**PROBLEM DESCRIPTION**
Look through the lines below and extract any with the word "this".

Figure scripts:
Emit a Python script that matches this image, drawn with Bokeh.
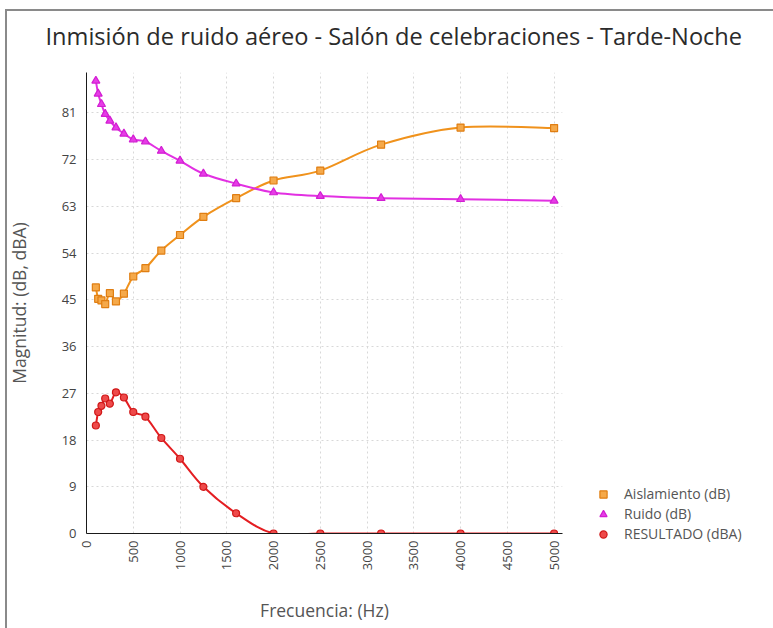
import numpy as np
from bokeh.plotting import figure
from bokeh.models import FixedTicker, Legend, LegendItem, Range1d, Title
from bokeh.embed import file_html
from bokeh.resources import INLINE

# Third-octave band centre frequencies (Hz)
frecuencias = [100, 125, 160, 200, 250, 315, 400, 500, 630, 800,
               1000, 1250, 1600, 2000, 2500, 3150, 4000, 5000]
# Sound insulation of the partition (dB)
aislamiento = [47.4, 45.2, 44.9, 44.2, 46.3, 44.7, 46.2, 49.5, 51.1, 54.5,
               57.5, 61.0, 64.6, 68.0, 69.9, 74.9, 78.2, 78.1]
# Emitted noise level (dB)
ruido = [87.2, 84.7, 82.7, 80.8, 79.5, 78.2, 77.0, 75.9, 75.5, 73.7,
         71.8, 69.3, 67.4, 65.7, 65.0, 64.6, 64.4, 64.1]
# Resulting immission level (dBA)
resultado = [20.8, 23.4, 24.6, 26.0, 25.0, 27.2, 26.2, 23.4, 22.5, 18.4,
             14.4, 9.0, 3.9, 0.0, 0.0, 0.0, 0.0, 0.0]

y_ticks = [0, 9, 18, 27, 36, 45, 54, 63, 72, 81]
x_ticks = [0, 500, 1000, 1500, 2000, 2500, 3000, 3500, 4000, 4500, 5000]

FONT = "Open Sans"


def bezier_segments(xs, ys):
    """Catmull-Rom curve through the points, expressed as cubic Bezier segments."""
    x = np.asarray(xs, dtype=float)
    y = np.asarray(ys, dtype=float)
    n = len(x)
    xp = np.concatenate([[x[0]], x, [x[-1]]])
    yp = np.concatenate([[y[0]], y, [y[-1]]])
    return dict(
        x0=x[:-1], y0=y[:-1], x1=x[1:], y1=y[1:],
        cx0=x[:-1] + (xp[2:n + 1] - xp[0:n - 1]) / 6.0,
        cy0=y[:-1] + (yp[2:n + 1] - yp[0:n - 1]) / 6.0,
        cx1=x[1:] - (xp[3:n + 2] - xp[1:n]) / 6.0,
        cy1=y[1:] - (yp[3:n + 2] - yp[1:n]) / 6.0,
    )


p = figure(width=773, height=628, frame_width=476, frame_height=461,
           output_backend="svg", toolbar_location=None,
           x_range=Range1d(0, 5090), y_range=Range1d(0, 88.8),
           min_border_left=86, min_border_right=211,
           min_border_top=72, min_border_bottom=95)

p.border_fill_color = None
p.background_fill_color = "white"
p.outline_line_color = None
p.styles = {
    "background": "linear-gradient(#8a8a8a, #8a8a8a) 5px 9px / 2px 640px no-repeat, "
                  "linear-gradient(#8a8a8a, #8a8a8a) 5px 9px / 800px 2px no-repeat, white"
}

p.title = Title(text="Inmisión de ruido aéreo - Salón de celebraciones - Tarde-Noche",
                align="left", offset=-41, standoff=38, vertical_align="top",
                text_font=FONT, text_font_size="23.6px", text_font_style="normal",
                text_color="#2b2b2b")

# Axes
for ax in (p.xaxis[0], p.yaxis[0]):
    ax.axis_line_color = "#1a1a1a"
    ax.axis_line_width = 1
    ax.major_tick_line_color = None
    ax.minor_tick_line_color = None
    ax.major_tick_out = 0
    ax.major_tick_in = 0
    ax.minor_tick_out = 0
    ax.minor_tick_in = 0
    ax.major_label_text_font = FONT
    ax.major_label_text_font_size = "13px"
    ax.major_label_text_color = "#444444"
    ax.axis_label_text_font = FONT
    ax.axis_label_text_font_size = "17.5px"
    ax.axis_label_text_font_style = "normal"
    ax.axis_label_text_color = "#555555"

p.xaxis.ticker = FixedTicker(ticks=x_ticks)
p.yaxis.ticker = FixedTicker(ticks=y_ticks)
p.xaxis.major_label_orientation = np.pi / 2
p.xaxis.major_label_standoff = 7
p.yaxis.major_label_standoff = 10
p.xaxis.axis_label = "Frecuencia: (Hz)"
p.yaxis.axis_label = "Magnitud: (dB, dBA)"
p.xaxis.axis_label_standoff = 25
p.yaxis.axis_label_standoff = 28

# Dotted grid
for g in (p.xgrid[0], p.ygrid[0]):
    g.grid_line_color = "#d8d8d8"
    g.grid_line_dash = "2 3"
    g.grid_line_width = 1

series = [
    ("Aislamiento (dB)", aislamiento, "#F0921C", "square", 7, "#F5A94A", "#E07E12"),
    ("Ruido (dB)", ruido, "#E230E2", "triangle", 8, "#E63CE6", "#D21ED2"),
    ("RESULTADO (dBA)", resultado, "#E41E22", "circle", 7, "#EE4A4A", "#D01818"),
]

items = []
for label, vals, line_col, marker, size, fill, edge in series:
    p.bezier(line_color=line_col, line_width=2, **bezier_segments(frecuencias, vals))
    r = p.scatter(frecuencias, vals, marker=marker, size=size,
                  fill_color=fill, line_color=edge, line_width=1.2)
    items.append(LegendItem(label=label, renderers=[r]))

# Legend in the right-hand panel, reaching slightly below the frame's bottom edge
legend = Legend(items=items, location=(32, -10), orientation="vertical",
                glyph_width=18, glyph_height=18, label_height=17,
                label_standoff=12, spacing=1, padding=0, margin=0,
                label_text_font=FONT, label_text_font_size="14px",
                label_text_color="#555555",
                border_line_color=None, background_fill_alpha=0)
p.add_layout(legend, "right")

open("out.html", "w").write(file_html(p, INLINE))
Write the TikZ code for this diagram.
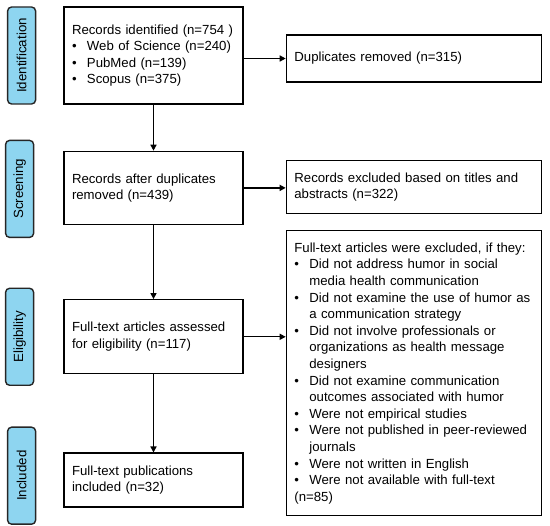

**SOLUTION**
Emit a Python script that matches this image, drawn with Bokeh.
Write the TikZ code for this diagram.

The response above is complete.